By Damian Reilly
A move to raise the UAE's satellite launching capability would prove transformative, says Damian Reilly.
“We are all in the gutter, but some of us are looking at the stars,” said (who else?) Oscar Wilde.
When he said this, he was not referring to the announcement by a Gulf investment fund, during probably the biggest financial crisis the world has ever known, that it had purchased a 32 percent stake in an enterprise that will send members of the public into space. But he could have been. The credit crunch, it seems, and the ensuing global depression, are conversation topics in Abu Dhabi, nothing more.
Aabar Investments has paid $280m for its stake in Sir Richard Branson’s Virgin Galactic space venture, which values the company at $900m, at least eighteen months before it fires its first wealthy passengers into space.
Amid the fanfare, it would be easy to miss the announcement that Aabar will also throw $100m at helping Virgin Galactic develop its satellite business. But this could be the smarter part of the deal.
Involvement in space tourism might be just about as fun an experience as the corporate world has to offer. It is probably even more fun than owning a Premiership football club. But even if everything goes to plan, it is unlikely to generate the sort of profits to turn heads in a place as wealthy as Abu Dhabi, at least not any time soon.
So far, 300 people have signed up for space flight at a cost of $200,000 a go. If twenty percent of that price is profit for Virgin — and 32 percent of that profit now goes to Aabar — then sometime over the next two or three years Aabar can expect to receive a cheque for about $3.8m. Which, if translated into the cost of running another of Abu Dhabi’s glamour projects, Manchester City Football Club, would probably be about enough to buy England captain John Terry’s right foot. You would need something like another $60m to buy the rest of him. Which would be a lot of space flights.

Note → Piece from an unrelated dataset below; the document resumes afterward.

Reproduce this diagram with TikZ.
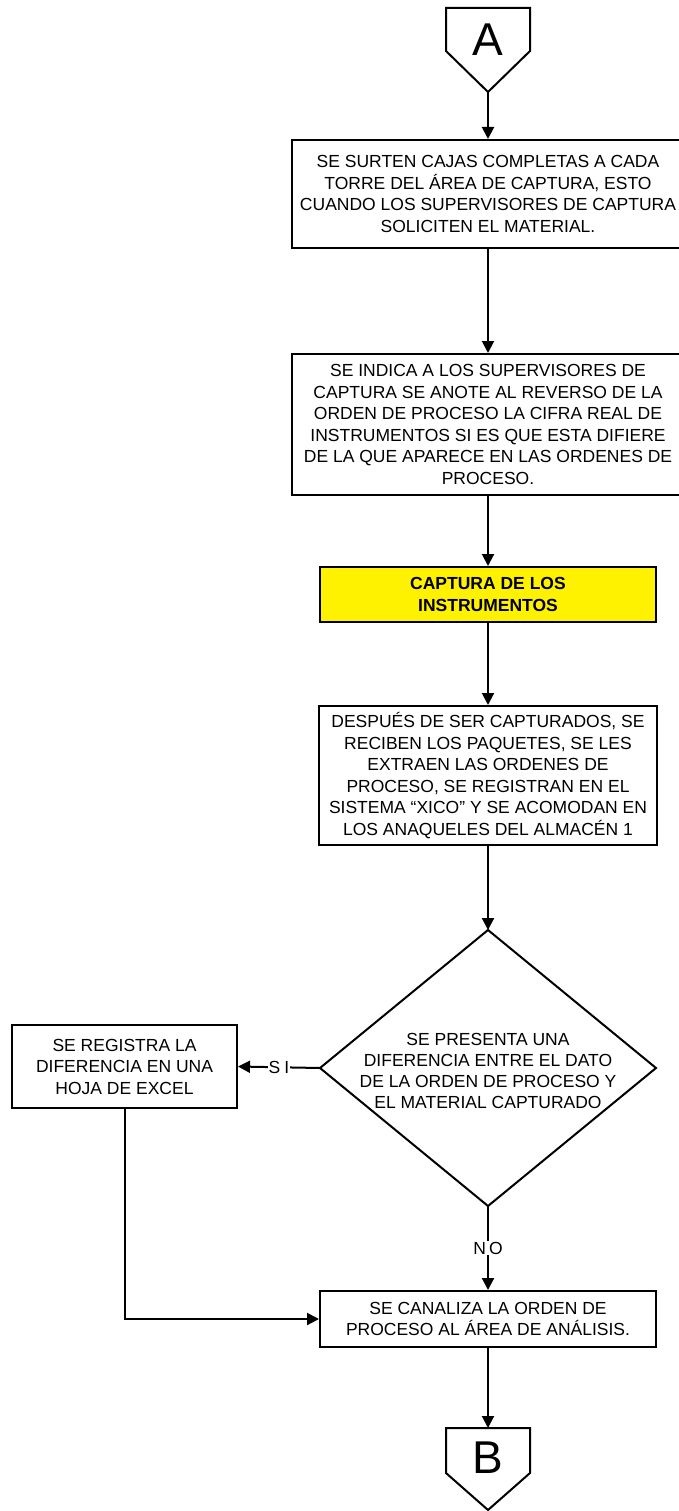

Satellites, on the other hand, is an entirely different proposition. Virtually every country on the planet wants to put satellites in space, but only ten of them has the capability to launch them. Those countries are Russia, America, France, Japan, China, Britain, India, Kazakhstan, Israel and Iran.
Any other country wishing to launch a satellite of their own has to do it through one of these countries (for example, the UAE’s first government satellite was planned to be launched at the end of July from Kazakhstan), at considerable cost.
A ten year old NASA report (the most recent one Arabian Business could find), puts the cost of launching a satellite at between $50m and $400m. It says that in 1998, almost $3bn was spent worldwide on launching satellites. Given that this figure will have swollen by many multiples since then, the lure of being involved in cutting edge satellite technology, and launching satellites, makes wonderful economic sense.
The UAE’s foray into space, so to speak, is not new. For years, there has been high level talk of establishing agencies to dictate UAE space policy. Ras Al Khaimah, as recently as last year, was being suggested as a destination from which space tourist flights could be launched.
A move now by Abu Dhabi, however, to make the UAE one of the few countries with the capability to launch satellites would not only be a very smart piece of business, but also transformative. The profit margins on launching other country’s satellites are huge. Astronomic, even.
Damian Reilly is the editor of Arabian Business English.